The Tar Heels were more than just there in this NCAA tournament. They blitzed their way through the bracket, beating Radford by 43 in the first round, LSU by 14 in the second, Gonzaga by 21 in the Sweet 16, Oklahoma by 12 in the Elite Eight, Villanova by 14 in the Final Four and Michigan State by 17 in the final. Carolina only trailed its opponents for 10 minutes during the entire dance. They stepped up their defense, especially on the perimeter, when it became necessary, and put on an exhibition in the title game, forcing the Spartans in to 21 turnovers and just 40 percent shooting. Carolina lost just four games all season, but, as senior guard Bobby Frasor said, "If we had played D like this all year, it could have been special."
There was a sense, coming into Monday night's title game, that the Tar Heels might be running up against something special -- a pre-ordained, fairy-tale story for the state of Michigan. Legendary Spartans point guard Earvin "Magic" Johnson had called them a "team of destiny" on Saturday, and it seemed that Michigan State could be the right team (having knocked off two-straight No. 1 seeds), playing at the right time (the 30th anniversary of Magic's title) in the right city (Detroit, which desperately needed an emotional diversion from its failing auto industry). When the Spartans ran out of their locker room, point guard Kalin Lucas -- one of two Motor City products -- yelled, "Let's win this for the city!"
A raucous crowd -- clad in approximately 65 percent green and white -- was waiting for them in the stands, and those same fans lustily booed Carolina when it took the floor. Late Saturday night, after they beat Villanova to clinch a trip to the title game against the home-state team, Williams had told his players to prepare for the atmosphere at Ford Field as if it were more familiar, hostile territory: "Coach said, 'It's like going into Cameron again,'" said Frasor, referring to Duke's home court, where he and Hansbrough are 4-0. "And for us to make them quiet from the get-go, that was huge."
As the Spartans faded quickly, so did the power of their fan advantage. It took them until the 7:33 mark of the second half to reach the 55 points Carolina had scored in the first half, and the building was so quiet with 3:25 left in the game, and Carolina up 15, that a Michigan State dance team member could be heard saying, "C'mon, State! We still believe in you!" Not many others in the stands seemed to share that feeling. Seconds later, Lawson sunk two free throws to extend UNC's lead to 17.

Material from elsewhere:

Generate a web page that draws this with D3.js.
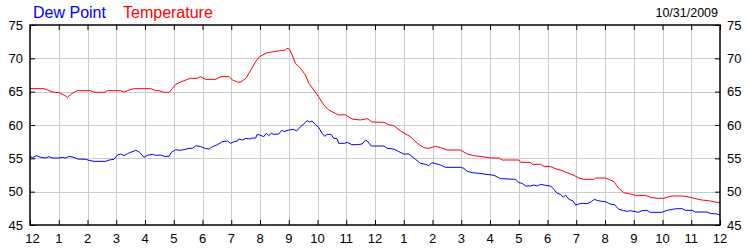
<!DOCTYPE html>
<html><head><meta charset="utf-8">
<script src="https://cdn.jsdelivr.net/npm/d3@7"></script>
<style>
html,body{margin:0;padding:0;background:#fff;}
svg{display:block;font-family:"Liberation Sans",Arial,sans-serif;}
</style></head>
<body><svg id="c" width="750" height="250"></svg>
<script>
const hourLabels = ["12","1","2","3","4","5","6","7","8","9","10","11","12","1","2","3","4","5","6","7","8","9","10","11","12"];
const yTicks = [45,50,55,60,65,70,75];
const seriesNames = ["Dew Point","Temperature"];
const dateLabel = "10/31/2009";

const tempHours = [0,0.49,0.66,0.84,1.01,1.18,1.3,1.47,1.65,2.11,2.23,2.6,2.69,3.16,3.27,3.39,3.62,4.2,4.37,4.49,4.66,4.84,5.07,5.24,5.48,5.59,5.82,5.92,6.11,6.46,6.64,6.93,7.04,7.22,7.31,7.51,7.68,7.85,7.98,
 8.25,8.48,8.71,8.88,8.94,9.02,9.12,9.23,9.41,9.58,9.7,9.87,10.04,10.22,10.39,10.57,10.74,10.97,11.2,11.49,11.73,11.9,12.31,12.48,12.65,12.89,13.23,13.47,13.7,13.87,14.1,14.28,14.51,14.97,15.21,15.44,15.73,16.02,
 16.31,16.43,17.01,17.07,17.41,17.47,17.76,17.88,18.11,18.34,18.51,18.69,18.92,19.09,19.26,19.61,19.67,20.02,20.19,20.31,20.48,20.65,20.88,21.06,21.41,21.58,21.81,22.04,22.22,22.33,22.68,22.85,23.03,23.2,23.37,23.6,23.78,24];
const tempValues = [65.45,65.45,65.15,64.9,64.85,64.5,64.15,64.75,65.15,65.15,64.9,64.9,65.15,65.15,64.9,65.15,65.45,65.45,65.15,65.15,64.9,64.9,66.1,66.45,66.85,67.0,67.0,67.25,66.85,66.85,67.25,67.25,66.75,66.45,66.4,67.0,68.25,69.5,70.25,
 70.85,71.0,71.15,71.25,71.5,71.4,70.5,69.25,68.5,67.5,66.25,65.25,64.25,63.0,62.25,61.85,61.5,61.55,60.9,60.75,60.95,60.45,60.4,60.05,59.9,59.1,58.25,57.25,56.6,56.5,56.8,56.6,56.25,56.25,55.65,55.4,55.25,55.05,
 55.05,54.75,54.75,54.4,54.4,54.1,54.1,53.8,53.75,53.35,53.15,52.85,52.45,52.05,51.85,51.85,52.05,52.05,51.75,51.5,50.5,49.85,49.65,49.45,49.45,49.15,49.0,49.0,49.25,49.35,49.35,49.25,49.1,48.9,48.75,48.65,48.5,48.3];

const dewHours = [0,0.08,0.23,0.37,0.55,0.66,0.78,1.01,1.13,1.24,1.36,1.53,1.65,1.94,2.05,2.23,2.63,2.75,2.92,3.04,3.16,3.27,3.39,3.5,3.68,3.79,3.97,4.08,4.26,4.37,4.55,4.66,4.84,4.92,5.07,5.19,5.36,5.53,5.65,5.77,5.94,6.11,6.23,6.35,6.52,6.69,6.87,6.98,7.1,7.22,7.27,7.39,7.51,7.62,7.74,7.85,
 7.9,7.99,8.13,8.22,8.3,8.4,8.48,8.65,8.77,8.83,9.0,9.17,9.27,9.41,9.52,9.64,9.73,9.81,9.93,10.04,10.16,10.25,10.33,10.47,10.57,10.68,10.74,10.94,11.03,11.2,11.38,11.55,11.67,11.75,11.87,12.31,12.42,12.65,12.83,13.0,13.18,13.29,13.41,13.58,13.76,13.87,13.97,14.16,14.28,14.45,14.97,15.09,15.21,15.38,15.61,15.96,
 16.14,16.37,16.89,17.01,17.12,17.24,17.41,17.53,17.64,17.76,17.93,18.11,18.22,18.34,18.45,18.55,18.63,18.71,18.8,18.89,18.98,19.09,19.21,19.38,19.52,19.63,19.75,19.9,20.02,20.13,20.21,20.33,20.48,20.65,20.77,20.88,21.06,21.17,21.29,21.46,21.58,21.98,22.16,22.33,22.5,22.68,22.79,23.03,23.14,23.55,23.66,23.89,24];
const dewValues = [55.35,55.1,55.4,55.15,55.05,55.25,55.05,55.05,55.15,55.05,55.3,55.15,54.9,54.85,54.7,54.55,54.55,54.75,54.85,55.5,55.65,55.4,55.7,55.9,56.2,56.0,55.15,55.45,55.6,55.45,55.5,55.3,55.3,55.9,56.3,56.2,56.3,56.5,56.5,56.9,56.75,56.45,56.4,56.75,57.05,57.5,57.6,57.25,57.5,57.6,57.9,57.75,58.0,57.9,58.05,58.05,
 58.6,58.5,58.25,58.75,58.4,58.75,58.6,58.65,59.25,59.0,59.25,59.35,59.1,59.75,60.15,60.65,60.45,60.6,60.05,59.65,58.75,58.3,58.6,58.6,58.0,57.95,57.25,57.25,57.4,57.05,57.05,57.15,57.75,57.5,56.85,56.85,56.5,56.4,56.0,55.65,55.65,55.25,54.85,54.25,54.1,53.9,54.35,54.15,54.0,53.65,53.65,53.5,53.05,52.85,52.75,52.55,
 52.45,51.95,51.85,51.35,51.25,50.85,50.85,51.0,50.85,51.1,50.95,50.85,50.35,49.75,49.6,49.15,49.5,49.0,48.75,48.6,48.0,48.15,48.25,48.2,48.5,48.85,48.65,48.55,48.5,48.25,48.1,48.05,47.35,47.15,47.05,47.15,47.0,46.9,47.15,47.2,46.9,46.9,47.2,47.35,47.45,47.45,47.2,47.2,46.95,46.95,46.75,46.65,46.5];

const L = 30, R = 720, T = 25, B = 225;
const svg = d3.select("#c");
const x = d3.scaleLinear().domain([0, 24]).range([L, R]);
const y = d3.scaleLinear().domain([45, 75]).range([B, T]);
const hourTicks = d3.range(0, 25);

// grid
const g = svg.append("g");
g.selectAll("line.vg").data(hourTicks.slice(1, -1)).join("line")
  .attr("x1", d => Math.round(x(d)) + 0.5).attr("x2", d => Math.round(x(d)) + 0.5)
  .attr("y1", T).attr("y2", B).attr("stroke", "#cccccc").attr("stroke-width", 1);
g.selectAll("line.hg").data(yTicks.slice(1, -1)).join("line")
  .attr("y1", d => Math.round(y(d)) + 0.5).attr("y2", d => Math.round(y(d)) + 0.5)
  .attr("x1", L).attr("x2", R).attr("stroke", "#cccccc").attr("stroke-width", 1);

// lines
const line = d3.line().x(d => x(d[0])).y(d => y(d[1]));
svg.append("path").datum(d3.zip(dewHours, dewValues))
  .attr("d", line).attr("fill", "none").attr("stroke", "#0000ff").attr("stroke-width", 1);
svg.append("path").datum(d3.zip(tempHours, tempValues))
  .attr("d", line).attr("fill", "none").attr("stroke", "#ff0000").attr("stroke-width", 1);

// axes (inward ticks)
const axB = d3.axisBottom(x).tickValues(hourTicks).tickSize(-5).tickFormat("");
const axT = d3.axisTop(x).tickValues(hourTicks).tickSize(-5).tickFormat("");
const axL = d3.axisLeft(y).tickValues(yTicks).tickSize(-5).tickFormat("");
const axR = d3.axisRight(y).tickValues(yTicks).tickSize(-5).tickFormat("");
function styleAx(sel){
  sel.select(".domain").remove();
  sel.selectAll(".tick line").attr("stroke", "#000");
}
svg.append("g").attr("transform", `translate(0,${B})`).call(axB).call(styleAx);
svg.append("g").attr("transform", `translate(0,${T})`).call(axT).call(styleAx);
svg.append("g").attr("transform", `translate(${L},0)`).call(axL).call(styleAx);
svg.append("g").attr("transform", `translate(${R},0)`).call(axR).call(styleAx);
svg.append("rect").attr("x", L).attr("y", T).attr("width", R - L).attr("height", B - T)
  .attr("fill", "none").attr("stroke", "#000").attr("stroke-width", 1.5);

// labels
svg.selectAll("text.xl").data(hourTicks).join("text")
  .attr("x", d => x(d) + (d === 0 ? 2.5 : 0)).attr("y", 243)
  .attr("text-anchor", "middle").attr("font-size", 13).attr("fill", "#000")
  .text(d => hourLabels[d]);
svg.selectAll("text.yl").data(yTicks).join("text")
  .attr("x", 23).attr("y", d => y(d)).attr("dy", "0.36em")
  .attr("text-anchor", "end").attr("font-size", 13).attr("fill", "#000").text(d => d);
svg.selectAll("text.yr").data(yTicks).join("text")
  .attr("x", 727).attr("y", d => y(d)).attr("dy", "0.36em")
  .attr("text-anchor", "start").attr("font-size", 13).attr("fill", "#000").text(d => d);

svg.append("text").attr("x", 33).attr("y", 18).attr("font-size", 16).attr("fill", "#0000ff").text(seriesNames[0]);
svg.append("text").attr("x", 123).attr("y", 18).attr("font-size", 16).attr("fill", "#ff0000").text(seriesNames[1]);
svg.append("text").attr("x", 718).attr("y", 17).attr("text-anchor", "end").attr("font-size", 12.5).attr("fill", "#000").text(dateLabel);
</script></body></html>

Carolina came into the game exuding the confidence of a club that, as even Johnson admitted in a pregame press conference with 1979 NCAA final foe Larry Bird, was "the best team in basketball, when you look at it talent-wise." Izzo said on Sunday that the only way the Spartans could win was to have a game plan that altered Carolina's identity, because, "If we play good and they play good, we're losing." The Heels were unfazed by Izzo scheming that took them out of their transition game; they managed to win despite scoring just four fast-break points -- the same amount that Michigan State did. They taunted Sparty, Michigan State's mascot, in the tunnel beforehand -- Danny Green yelled in his face a few times, and someone said from a distance, "Sparty's just a b----!" When the Heels charged out of their locker room for the final time before the game began, they created an intimidating amount of noise in the tunnel, by clapping in rhythm, barking, and chanting "Here ... We ... Go!"
From there the Heels went, unfazed by the crowd, and steamrolled Michigan State to win what was expected of them in the preseason: the national title. After they'd watched One Shining Moment together on the floor, with Williams, who had the other net around his neck, standing amongst them, they raced back to the locker room to perform a final ceremony. As is Williams' tradition during the dance, there was an empty box drawn on their whiteboard prior to the game, waiting to be filled in. What goes inside the box is the number of teams left in the NCAA tournament. They'll typically gather 'round Williams to calculate the figure, but this time the math was easy. All that needed to be written was a giant number one.